WRITTEN TASK: Pictures are not part of the copy. Give again exactly the lines from the one with "Output the web" to the one with "ctx.fillText(years[di], bar.x, 427);", inclusive.

RECORD SET:
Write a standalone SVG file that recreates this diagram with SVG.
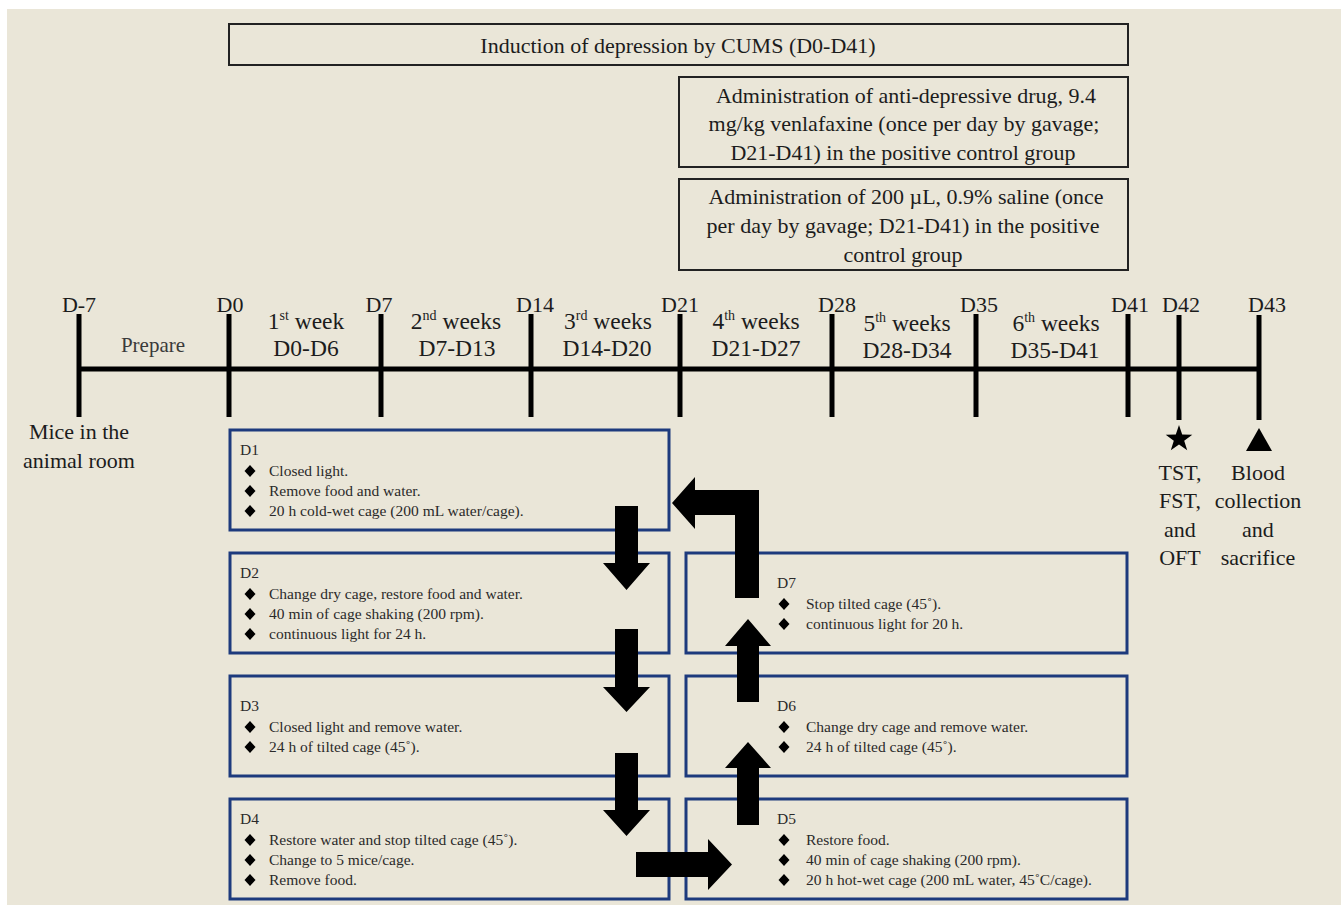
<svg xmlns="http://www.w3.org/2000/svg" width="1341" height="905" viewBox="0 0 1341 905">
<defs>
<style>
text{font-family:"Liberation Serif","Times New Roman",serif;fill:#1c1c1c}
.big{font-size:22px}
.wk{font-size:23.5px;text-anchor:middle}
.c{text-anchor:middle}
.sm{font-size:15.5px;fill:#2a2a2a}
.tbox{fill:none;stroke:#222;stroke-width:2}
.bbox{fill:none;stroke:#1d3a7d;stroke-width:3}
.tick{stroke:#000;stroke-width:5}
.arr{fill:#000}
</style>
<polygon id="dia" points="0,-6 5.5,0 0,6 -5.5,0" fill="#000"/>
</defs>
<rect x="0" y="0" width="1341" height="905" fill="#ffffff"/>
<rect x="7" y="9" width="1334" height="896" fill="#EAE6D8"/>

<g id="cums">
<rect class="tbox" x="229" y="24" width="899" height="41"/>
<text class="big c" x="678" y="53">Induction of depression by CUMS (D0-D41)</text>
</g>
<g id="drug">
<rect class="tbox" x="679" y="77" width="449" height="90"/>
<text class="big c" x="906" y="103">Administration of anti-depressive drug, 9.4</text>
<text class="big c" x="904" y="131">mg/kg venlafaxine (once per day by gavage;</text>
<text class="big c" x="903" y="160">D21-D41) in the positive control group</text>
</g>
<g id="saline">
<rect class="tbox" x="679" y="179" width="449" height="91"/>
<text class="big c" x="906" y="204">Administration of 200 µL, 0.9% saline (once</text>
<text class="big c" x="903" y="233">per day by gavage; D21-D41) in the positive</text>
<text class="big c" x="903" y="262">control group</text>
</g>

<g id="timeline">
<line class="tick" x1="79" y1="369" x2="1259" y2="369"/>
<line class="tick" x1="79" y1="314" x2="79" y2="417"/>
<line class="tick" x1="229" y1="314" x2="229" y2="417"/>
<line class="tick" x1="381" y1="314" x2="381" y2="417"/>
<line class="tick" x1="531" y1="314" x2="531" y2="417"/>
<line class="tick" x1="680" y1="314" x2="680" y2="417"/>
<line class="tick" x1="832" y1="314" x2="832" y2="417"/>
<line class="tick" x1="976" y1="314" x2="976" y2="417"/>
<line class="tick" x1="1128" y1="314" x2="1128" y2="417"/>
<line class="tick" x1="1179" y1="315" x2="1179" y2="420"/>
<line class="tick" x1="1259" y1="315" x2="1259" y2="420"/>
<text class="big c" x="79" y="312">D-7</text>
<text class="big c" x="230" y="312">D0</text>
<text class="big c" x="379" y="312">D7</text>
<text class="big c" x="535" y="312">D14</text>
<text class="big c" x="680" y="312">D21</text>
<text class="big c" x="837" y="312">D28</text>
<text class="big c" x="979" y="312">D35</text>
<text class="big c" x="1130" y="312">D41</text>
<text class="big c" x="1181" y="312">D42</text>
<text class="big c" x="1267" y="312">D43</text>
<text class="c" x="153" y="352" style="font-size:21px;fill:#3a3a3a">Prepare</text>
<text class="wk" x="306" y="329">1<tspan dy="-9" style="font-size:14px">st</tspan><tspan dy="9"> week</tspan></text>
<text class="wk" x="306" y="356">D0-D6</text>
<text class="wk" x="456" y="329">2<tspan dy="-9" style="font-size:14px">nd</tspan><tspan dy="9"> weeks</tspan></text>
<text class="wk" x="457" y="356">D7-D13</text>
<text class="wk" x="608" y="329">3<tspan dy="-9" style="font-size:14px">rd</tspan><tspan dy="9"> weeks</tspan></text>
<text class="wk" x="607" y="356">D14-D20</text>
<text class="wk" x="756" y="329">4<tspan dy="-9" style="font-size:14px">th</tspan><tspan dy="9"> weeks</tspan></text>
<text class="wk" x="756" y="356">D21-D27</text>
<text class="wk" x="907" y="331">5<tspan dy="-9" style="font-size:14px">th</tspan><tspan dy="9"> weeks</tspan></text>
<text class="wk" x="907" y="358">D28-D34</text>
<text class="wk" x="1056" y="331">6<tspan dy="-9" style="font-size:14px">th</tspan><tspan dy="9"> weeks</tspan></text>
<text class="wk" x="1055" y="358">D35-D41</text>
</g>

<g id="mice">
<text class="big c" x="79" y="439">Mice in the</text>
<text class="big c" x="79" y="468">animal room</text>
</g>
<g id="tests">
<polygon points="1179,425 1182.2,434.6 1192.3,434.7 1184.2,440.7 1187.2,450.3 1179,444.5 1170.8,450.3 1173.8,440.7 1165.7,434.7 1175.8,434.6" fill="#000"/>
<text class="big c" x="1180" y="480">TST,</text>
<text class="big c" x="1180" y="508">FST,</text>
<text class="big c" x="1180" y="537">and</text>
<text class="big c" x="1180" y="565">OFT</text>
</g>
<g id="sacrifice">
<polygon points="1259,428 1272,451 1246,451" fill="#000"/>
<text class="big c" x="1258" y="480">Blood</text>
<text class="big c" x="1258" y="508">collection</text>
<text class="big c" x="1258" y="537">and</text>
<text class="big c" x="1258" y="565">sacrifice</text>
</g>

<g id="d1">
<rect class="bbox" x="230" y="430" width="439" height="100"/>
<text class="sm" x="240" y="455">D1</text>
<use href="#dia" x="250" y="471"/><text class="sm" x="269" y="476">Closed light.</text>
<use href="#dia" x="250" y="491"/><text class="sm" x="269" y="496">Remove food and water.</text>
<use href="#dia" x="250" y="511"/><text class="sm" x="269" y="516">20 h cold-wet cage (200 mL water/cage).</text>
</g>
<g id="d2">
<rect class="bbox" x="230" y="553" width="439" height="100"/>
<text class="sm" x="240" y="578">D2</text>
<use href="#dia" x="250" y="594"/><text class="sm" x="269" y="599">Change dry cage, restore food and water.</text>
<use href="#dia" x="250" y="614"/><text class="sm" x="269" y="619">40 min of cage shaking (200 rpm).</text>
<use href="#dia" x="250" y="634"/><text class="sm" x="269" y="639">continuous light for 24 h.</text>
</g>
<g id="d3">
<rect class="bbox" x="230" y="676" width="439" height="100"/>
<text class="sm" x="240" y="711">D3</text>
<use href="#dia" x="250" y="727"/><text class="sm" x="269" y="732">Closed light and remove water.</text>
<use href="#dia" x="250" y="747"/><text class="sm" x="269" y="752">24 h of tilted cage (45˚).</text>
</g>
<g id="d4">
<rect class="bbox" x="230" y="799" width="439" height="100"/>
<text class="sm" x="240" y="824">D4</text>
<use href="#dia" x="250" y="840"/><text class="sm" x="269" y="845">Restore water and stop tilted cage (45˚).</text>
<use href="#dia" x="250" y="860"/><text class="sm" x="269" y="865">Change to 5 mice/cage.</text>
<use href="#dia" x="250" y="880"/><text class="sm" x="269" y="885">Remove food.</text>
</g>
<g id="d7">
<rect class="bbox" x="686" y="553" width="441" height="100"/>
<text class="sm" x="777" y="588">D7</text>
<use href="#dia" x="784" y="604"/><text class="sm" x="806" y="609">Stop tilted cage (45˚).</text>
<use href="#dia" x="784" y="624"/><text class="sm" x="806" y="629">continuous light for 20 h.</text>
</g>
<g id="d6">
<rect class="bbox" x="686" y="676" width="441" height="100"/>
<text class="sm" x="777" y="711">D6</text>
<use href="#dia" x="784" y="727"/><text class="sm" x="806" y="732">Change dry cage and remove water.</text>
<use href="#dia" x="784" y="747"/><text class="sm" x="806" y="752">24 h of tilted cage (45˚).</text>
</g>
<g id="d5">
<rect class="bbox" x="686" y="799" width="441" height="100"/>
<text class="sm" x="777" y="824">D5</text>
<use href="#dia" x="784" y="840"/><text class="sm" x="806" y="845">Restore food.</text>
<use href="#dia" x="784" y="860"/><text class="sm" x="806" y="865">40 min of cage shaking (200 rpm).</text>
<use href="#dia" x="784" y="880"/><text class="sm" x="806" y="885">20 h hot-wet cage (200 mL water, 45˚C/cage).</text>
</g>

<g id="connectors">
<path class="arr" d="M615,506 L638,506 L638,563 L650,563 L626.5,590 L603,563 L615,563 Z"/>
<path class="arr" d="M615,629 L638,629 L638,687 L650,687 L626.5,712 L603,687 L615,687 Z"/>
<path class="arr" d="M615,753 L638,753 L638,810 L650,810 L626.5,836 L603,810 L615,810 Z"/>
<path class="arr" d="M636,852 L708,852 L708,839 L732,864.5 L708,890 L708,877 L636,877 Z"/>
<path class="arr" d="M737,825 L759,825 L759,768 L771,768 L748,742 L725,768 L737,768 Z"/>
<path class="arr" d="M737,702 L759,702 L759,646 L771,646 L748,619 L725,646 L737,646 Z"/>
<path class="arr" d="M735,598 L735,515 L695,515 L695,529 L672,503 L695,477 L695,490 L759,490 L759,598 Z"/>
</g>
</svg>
==
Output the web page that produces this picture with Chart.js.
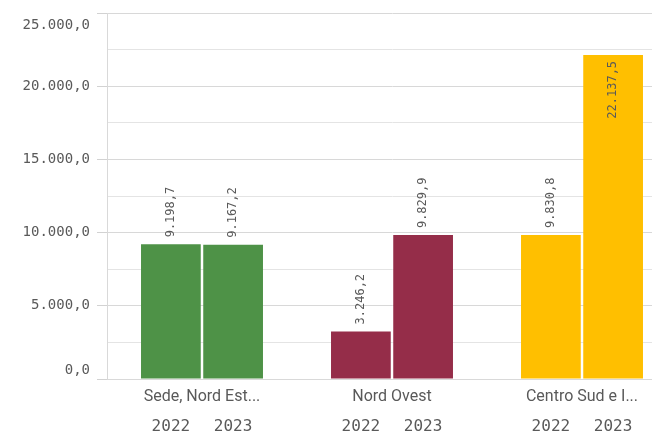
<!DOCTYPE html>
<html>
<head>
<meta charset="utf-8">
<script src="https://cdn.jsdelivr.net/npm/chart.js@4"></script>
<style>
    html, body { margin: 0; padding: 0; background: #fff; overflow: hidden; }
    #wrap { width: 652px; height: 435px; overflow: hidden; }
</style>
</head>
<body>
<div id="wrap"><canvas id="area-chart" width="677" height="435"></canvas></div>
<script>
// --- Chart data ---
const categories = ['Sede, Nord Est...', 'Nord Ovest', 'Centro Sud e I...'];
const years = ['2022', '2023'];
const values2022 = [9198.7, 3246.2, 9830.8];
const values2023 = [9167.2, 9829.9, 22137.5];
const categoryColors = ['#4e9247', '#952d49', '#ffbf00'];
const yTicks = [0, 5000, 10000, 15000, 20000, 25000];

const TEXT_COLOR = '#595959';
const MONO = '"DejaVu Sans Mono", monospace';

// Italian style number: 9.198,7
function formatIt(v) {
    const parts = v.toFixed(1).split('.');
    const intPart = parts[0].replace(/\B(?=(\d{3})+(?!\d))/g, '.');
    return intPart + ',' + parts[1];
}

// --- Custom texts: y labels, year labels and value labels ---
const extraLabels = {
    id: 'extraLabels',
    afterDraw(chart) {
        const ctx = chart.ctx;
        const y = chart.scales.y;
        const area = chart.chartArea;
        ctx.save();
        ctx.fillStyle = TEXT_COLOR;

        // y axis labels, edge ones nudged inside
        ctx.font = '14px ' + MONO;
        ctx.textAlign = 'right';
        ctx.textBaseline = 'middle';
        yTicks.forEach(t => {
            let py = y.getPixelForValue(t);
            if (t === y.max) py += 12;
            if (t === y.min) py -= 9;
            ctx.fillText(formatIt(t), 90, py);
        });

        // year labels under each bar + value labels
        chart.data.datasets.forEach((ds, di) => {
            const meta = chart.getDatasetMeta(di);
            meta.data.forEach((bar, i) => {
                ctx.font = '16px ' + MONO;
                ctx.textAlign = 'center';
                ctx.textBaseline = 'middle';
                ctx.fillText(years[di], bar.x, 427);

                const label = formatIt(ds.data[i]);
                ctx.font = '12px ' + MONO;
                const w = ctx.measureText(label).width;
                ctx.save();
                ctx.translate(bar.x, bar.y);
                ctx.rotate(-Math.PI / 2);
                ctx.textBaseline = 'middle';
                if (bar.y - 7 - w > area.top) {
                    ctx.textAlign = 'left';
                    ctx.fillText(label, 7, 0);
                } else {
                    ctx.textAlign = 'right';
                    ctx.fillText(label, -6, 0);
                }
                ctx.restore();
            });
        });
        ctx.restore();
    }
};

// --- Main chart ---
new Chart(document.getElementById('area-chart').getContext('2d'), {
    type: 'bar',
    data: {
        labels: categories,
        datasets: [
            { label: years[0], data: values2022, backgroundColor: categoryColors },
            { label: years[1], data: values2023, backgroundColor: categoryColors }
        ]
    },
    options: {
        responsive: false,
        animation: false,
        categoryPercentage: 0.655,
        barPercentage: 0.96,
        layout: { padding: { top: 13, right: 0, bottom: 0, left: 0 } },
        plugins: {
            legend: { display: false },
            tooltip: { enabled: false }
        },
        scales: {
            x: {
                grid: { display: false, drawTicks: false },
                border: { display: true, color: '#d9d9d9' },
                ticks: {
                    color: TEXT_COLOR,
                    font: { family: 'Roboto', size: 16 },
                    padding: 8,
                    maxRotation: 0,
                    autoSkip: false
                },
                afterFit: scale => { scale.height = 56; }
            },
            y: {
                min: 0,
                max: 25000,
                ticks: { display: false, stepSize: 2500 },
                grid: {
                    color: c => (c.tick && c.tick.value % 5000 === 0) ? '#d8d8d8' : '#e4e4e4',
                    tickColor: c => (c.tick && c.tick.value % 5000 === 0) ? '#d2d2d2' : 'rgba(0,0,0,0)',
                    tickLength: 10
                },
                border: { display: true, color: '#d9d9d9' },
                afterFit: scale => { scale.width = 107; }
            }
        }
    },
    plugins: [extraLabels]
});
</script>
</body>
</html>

COMPLETED TASK:
Output the web page that produces this picture with Chart.js.
<!DOCTYPE html>
<html>
<head>
<meta charset="utf-8">
<script src="https://cdn.jsdelivr.net/npm/chart.js@4"></script>
<style>
    html, body { margin: 0; padding: 0; background: #fff; overflow: hidden; }
    #wrap { width: 652px; height: 435px; overflow: hidden; }
</style>
</head>
<body>
<div id="wrap"><canvas id="area-chart" width="677" height="435"></canvas></div>
<script>
// --- Chart data ---
const categories = ['Sede, Nord Est...', 'Nord Ovest', 'Centro Sud e I...'];
const years = ['2022', '2023'];
const values2022 = [9198.7, 3246.2, 9830.8];
const values2023 = [9167.2, 9829.9, 22137.5];
const categoryColors = ['#4e9247', '#952d49', '#ffbf00'];
const yTicks = [0, 5000, 10000, 15000, 20000, 25000];

const TEXT_COLOR = '#595959';
const MONO = '"DejaVu Sans Mono", monospace';

// Italian style number: 9.198,7
function formatIt(v) {
    const parts = v.toFixed(1).split('.');
    const intPart = parts[0].replace(/\B(?=(\d{3})+(?!\d))/g, '.');
    return intPart + ',' + parts[1];
}

// --- Custom texts: y labels, year labels and value labels ---
const extraLabels = {
    id: 'extraLabels',
    afterDraw(chart) {
        const ctx = chart.ctx;
        const y = chart.scales.y;
        const area = chart.chartArea;
        ctx.save();
        ctx.fillStyle = TEXT_COLOR;

        // y axis labels, edge ones nudged inside
        ctx.font = '14px ' + MONO;
        ctx.textAlign = 'right';
        ctx.textBaseline = 'middle';
        yTicks.forEach(t => {
            let py = y.getPixelForValue(t);
            if (t === y.max) py += 12;
            if (t === y.min) py -= 9;
            ctx.fillText(formatIt(t), 90, py);
        });

        // year labels under each bar + value labels
        chart.data.datasets.forEach((ds, di) => {
            const meta = chart.getDatasetMeta(di);
            meta.data.forEach((bar, i) => {
                ctx.font = '16px ' + MONO;
                ctx.textAlign = 'center';
                ctx.textBaseline = 'middle';
                ctx.fillText(years[di], bar.x, 427);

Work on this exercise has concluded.